Table of contents

Problem introduction

I was working on a project and where had to implement maintenance mode. I am doing this using feature flag maintenance_mode=enabled passed via config file. This flag when enabled, will do a redirect to use the maintenance page. When application is in maintenance mode, it displays, information like “currently we are in maintenance mode and bla bla” and returns some status code.

The delimma is what status code should we return here ?

After going through various rabbit holes, alot of experts opinions and almost all the HTTP status codes defined in MDN docs, there were the possible options sortlisted:

  • 503 status code

  • 200 status code

  • 404 status code

  • 302 status code

If i use 503 monitoring systems will start throwing alerts, if i use 200 or 404 it does not 100% makes sense and if i use 302 then google bots might get unhappy and folks who idolise standards might get pissed.

Why you ask ?

Let me explain

503 status code

503 status code as it literally means service unavailable and any status code of range 5XX are considered server side error. According to MDN, 503 is a service unavailable server error which indicates that server is not ready to handle the request.
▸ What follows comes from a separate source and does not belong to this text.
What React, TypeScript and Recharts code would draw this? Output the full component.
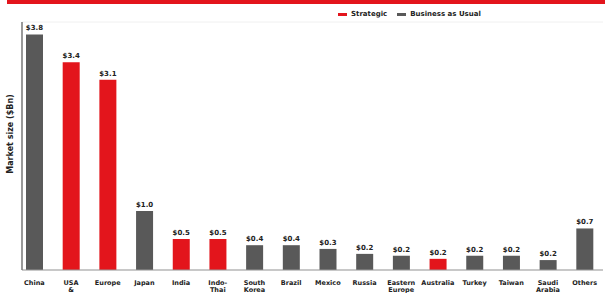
import React from 'react';
import { BarChart, Bar, XAxis, YAxis, CartesianGrid, LabelList, Cell } from 'recharts';

const categories = ['China', 'USA & Canada', 'Europe', 'Japan', 'India', 'Indo-Thai', 'South Korea', 'Brazil', 'Mexico', 'Russia', 'Eastern Europe', 'Australia', 'Turkey', 'Taiwan', 'Saudi Arabia', 'Others'];
const marketSize = [3.8, 3.35, 3.07, 0.95, 0.5, 0.5, 0.4, 0.4, 0.34, 0.26, 0.23, 0.18, 0.23, 0.23, 0.16, 0.67];
const valueLabels = ['$3.8', '$3.4', '$3.1', '$1.0', '$0.5', '$0.5', '$0.4', '$0.4', '$0.3', '$0.2', '$0.2', '$0.2', '$0.2', '$0.2', '$0.2', '$0.7'];
const strategic = [false, true, true, false, true, true, false, false, false, false, false, true, false, false, false, false];
const yTicks = [0, 0.5, 1, 1.5, 2, 2.5, 3, 3.5, 4];
const legendItems = [
  { name: 'Strategic', strategic: true },
  { name: 'Business as Usual', strategic: false },
];

const RED = '#e3151c';
const GRAY = '#595959';

const data = categories.map((name, i) => ({
  name,
  label: valueLabels[i],
  value: marketSize[i],
  strategic: strategic[i],
}));

const font = 'DejaVu Sans, sans-serif';

function WrapTick(props: any) {
  const { x, y, payload } = props;
  let lines: string[] = payload.value.split(' ');
  if (payload.value === 'Indo-Thai') lines = ['Indo-', 'Thai'];
  return (
    <text x={x} y={y} textAnchor="middle" fontFamily={font} fontSize={6.5} fontWeight="bold" fill="#222">
      {lines.map((l, i) => (
        <tspan key={i} x={x} dy={7}>{l}</tspan>
      ))}
    </text>
  );
}

function YLabel(props: any) {
  const { viewBox } = props;
  const cx = 10;
  const cy = viewBox.y + viewBox.height / 2 - 12;
  return (
    <text x={cx} y={cy} transform={`rotate(-90 ${cx} ${cy})`} textAnchor="middle" dominantBaseline="central" fontFamily={font} fontSize={8} fontWeight="bold" fill="#222">
      Market size ($Bn)
    </text>
  );
}

export default function App() {
  return (
    <div style={{ position: 'absolute', left: 0, top: 0, width: 605, height: 293, background: '#fff', overflow: 'hidden' }}>
      <div style={{ position: 'absolute', left: 7, top: 0, width: 598, height: 4, background: RED }} />
      <div style={{ position: 'absolute', left: 338, top: 10, display: 'flex', gap: 10, fontFamily: font, fontSize: 7, fontWeight: 'bold', color: '#222', lineHeight: '9px', zIndex: 2 }}>
        {legendItems.map((it) => (
          <div key={it.name} style={{ display: 'flex', alignItems: 'center' }}>
            <span style={{ display: 'inline-block', width: 9, height: 2.5, background: it.strategic ? RED : GRAY, marginRight: 4 }} />
            {it.name}
          </div>
        ))}
      </div>
      <BarChart width={605} height={293} data={data} margin={{ top: 22, right: 2, bottom: 0, left: 0 }} barSize={17}>
        <CartesianGrid vertical={false} stroke="#f0f0f0" />
        <XAxis
          dataKey="name"
          interval={0}
          height={23}
          padding={{ left: -6, right: 0 }}
          axisLine={{ stroke: '#999' }}
          tickLine={false}
          tick={<WrapTick />}
        />
        <YAxis
          width={22}
          domain={[0, 4]}
          ticks={yTicks}
          tick={false}
          tickLine={false}
          axisLine={{ stroke: '#777', strokeWidth: 1.5 }}
          label={<YLabel />}
        />
        <Bar dataKey="value" isAnimationActive={false}>
          {data.map((d) => (
            <Cell key={d.name} fill={d.strategic ? RED : GRAY} />
          ))}
          <LabelList dataKey="label" position="top" offset={4} style={{ fontFamily: font, fontSize: 7, fontWeight: 'bold', fill: '#222' }} />
        </Bar>
      </BarChart>
    </div>
  );
}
But there is a caveat of using 503. If you have used application to maintenance mode or used cloudflares maintenance page, when application is down it throws 503 status code. And if you noticed in the definition from MDBN, 503 is a server error and any application monitoring tool monitoring that endpoint or site will start triggering alerts even if we know that there was nothing wrong and the action was intentional. Also, maintenance mode is not an error, it’s a feature that was enabled not a bug.

200 status code

200 status code means that request has been succeeded. If we think about it differently, our request did actually succedded during maintenance mode. It sent a request and it returned us with resources.

So should we use 200 then ?

This is kind of debeatable, as while the request succeded it did not return the intended resources.

Now let’s move on to next

404 status code

404 status code means that server is not able to find the requested resource which in our case is also true. We requested for one resource, but it gave us other maintenance page resource.

So should we use 404 ?

let’s move on to our final option

302 status code

302 status code means the requested resource was temporarily moved to another location.

What if you redirected users to the page containing maintenance status.

What does google think ?

Google according to this suggests using 503 status code along with Retry-After header as it affects SEO of the website. It says that if this is not done, then SEO of website is impacted negatively.

So should we use 503 then ?

Conclusion

For me 503 is an error and i will treat it just like any other service side errors 5XX. After reading about it and going through several rabbit holes, in conclusion, here is what i would do as an SRE:

  • If Googles SEO is your top concern then, you should go ahead and return 503 but also make sure there is an autoamted system to slience the alerts in case APM triggers alerts based on the error code.

    Note: Silencing alerts is a bad practice as in case a real incipdent occurs, you will be in trouble. Only do this if you are 100% sure what you are doing

    Let’s take a time to look from customers perspective, almost all of the customers actually do not care whether the status code is 503, 200, or 302. They just want to know what happened and when will it come back.

    Application would also have to set a custom header like X-Maintenance: True and configure monitoring solutions to only alert if it sees 503 status codes without our custom maintenance header. Also, i would add Retry-After to keep google crawlers happy.

  • If i were to use 302 then, i would redirect request to other page which hosts maintenance information and be done with it. This way monitoring solution is also happy and customers are as well.

Final opinion

Now, i am not saying either of the method mentioned above is correct or either of them are wrong. It’s up to the reader and the company to decide what process to follow, but as an SRE, second one makes much more sense to me than first one as google SEO is a black box. I have seen of lot of geniune sites that are in 2-3 page of google where as crappy sites which dedicated SEO engineer are on top 10.

This method also makes much more sense because, when application is backed by reverse proxies like CF proxy or even a load balancer then reverse proxy responds with a 503 status code if its backend is down or fails to respond to livelines probe.

Using 302 here would make sense as then you would know if service is actually unavailable because your reverse proxy would send 503 which gives clear signal something is wrong avoiding confusion of 503 from maintenance window or 503 from server error.

Also google is not too much strict on these stuffs. As long as your website does not return 410 Gone status, it will not drop your website from index, and using either of them should be fine.